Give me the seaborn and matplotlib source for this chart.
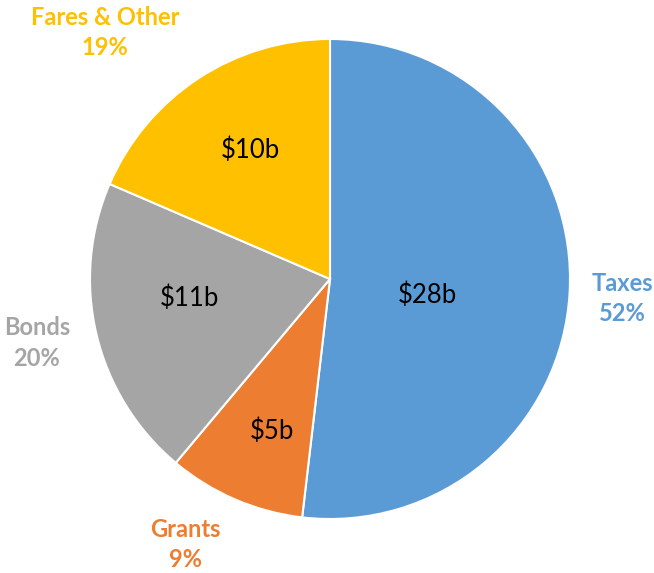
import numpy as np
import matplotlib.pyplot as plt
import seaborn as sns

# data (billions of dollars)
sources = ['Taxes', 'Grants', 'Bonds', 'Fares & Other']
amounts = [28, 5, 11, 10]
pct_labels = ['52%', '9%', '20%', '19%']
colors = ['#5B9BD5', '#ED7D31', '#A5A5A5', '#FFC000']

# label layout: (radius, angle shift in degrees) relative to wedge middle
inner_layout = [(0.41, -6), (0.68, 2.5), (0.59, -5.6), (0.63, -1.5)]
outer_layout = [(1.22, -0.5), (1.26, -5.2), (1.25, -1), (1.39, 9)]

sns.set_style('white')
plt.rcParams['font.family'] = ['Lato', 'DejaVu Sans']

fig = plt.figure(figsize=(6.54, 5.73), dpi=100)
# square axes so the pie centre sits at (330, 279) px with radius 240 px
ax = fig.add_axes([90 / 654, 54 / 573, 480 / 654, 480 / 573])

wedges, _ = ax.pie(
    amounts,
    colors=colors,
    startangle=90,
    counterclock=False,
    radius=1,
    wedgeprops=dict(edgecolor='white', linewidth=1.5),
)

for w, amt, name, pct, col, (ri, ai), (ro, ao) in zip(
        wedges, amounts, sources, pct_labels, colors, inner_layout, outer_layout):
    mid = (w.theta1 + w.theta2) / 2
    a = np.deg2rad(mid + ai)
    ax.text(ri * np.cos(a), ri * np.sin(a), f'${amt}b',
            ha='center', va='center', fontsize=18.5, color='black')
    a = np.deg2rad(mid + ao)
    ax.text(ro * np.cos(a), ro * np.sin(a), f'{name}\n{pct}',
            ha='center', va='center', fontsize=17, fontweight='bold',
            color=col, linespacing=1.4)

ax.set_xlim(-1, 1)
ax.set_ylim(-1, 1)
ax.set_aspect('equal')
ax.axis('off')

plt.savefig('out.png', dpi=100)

────────

▶ OBJECTIVE
Omit the pictures and output all of the other material exactly.

▶ WRITTEN RESPONSE
Give me the seaborn and matplotlib source for this chart.
import numpy as np
import matplotlib.pyplot as plt
import seaborn as sns

# data (billions of dollars)
sources = ['Taxes', 'Grants', 'Bonds', 'Fares & Other']
amounts = [28, 5, 11, 10]
pct_labels = ['52%', '9%', '20%', '19%']
colors = ['#5B9BD5', '#ED7D31', '#A5A5A5', '#FFC000']

# label layout: (radius, angle shift in degrees) relative to wedge middle
inner_layout = [(0.41, -6), (0.68, 2.5), (0.59, -5.6), (0.63, -1.5)]
outer_layout = [(1.22, -0.5), (1.26, -5.2), (1.25, -1), (1.39, 9)]

sns.set_style('white')
plt.rcParams['font.family'] = ['Lato', 'DejaVu Sans']

fig = plt.figure(figsize=(6.54, 5.73), dpi=100)
# square axes so the pie centre sits at (330, 279) px with radius 240 px
ax = fig.add_axes([90 / 654, 54 / 573, 480 / 654, 480 / 573])

wedges, _ = ax.pie(
    amounts,
    colors=colors,
    startangle=90,
    counterclock=False,
    radius=1,
    wedgeprops=dict(edgecolor='white', linewidth=1.5),
)

for w, amt, name, pct, col, (ri, ai), (ro, ao) in zip(
        wedges, amounts, sources, pct_labels, colors, inner_layout, outer_layout):
    mid = (w.theta1 + w.theta2) / 2
    a = np.deg2rad(mid + ai)
    ax.text(ri * np.cos(a), ri * np.sin(a), f'${amt}b',
            ha='center', va='center', fontsize=18.5, color='black')
    a = np.deg2rad(mid + ao)
    ax.text(ro * np.cos(a), ro * np.sin(a), f'{name}\n{pct}',
            ha='center', va='center', fontsize=17, fontweight='bold',
            color=col, linespacing=1.4)

ax.set_xlim(-1, 1)
ax.set_ylim(-1, 1)
ax.set_aspect('equal')
ax.axis('off')

plt.savefig('out.png', dpi=100)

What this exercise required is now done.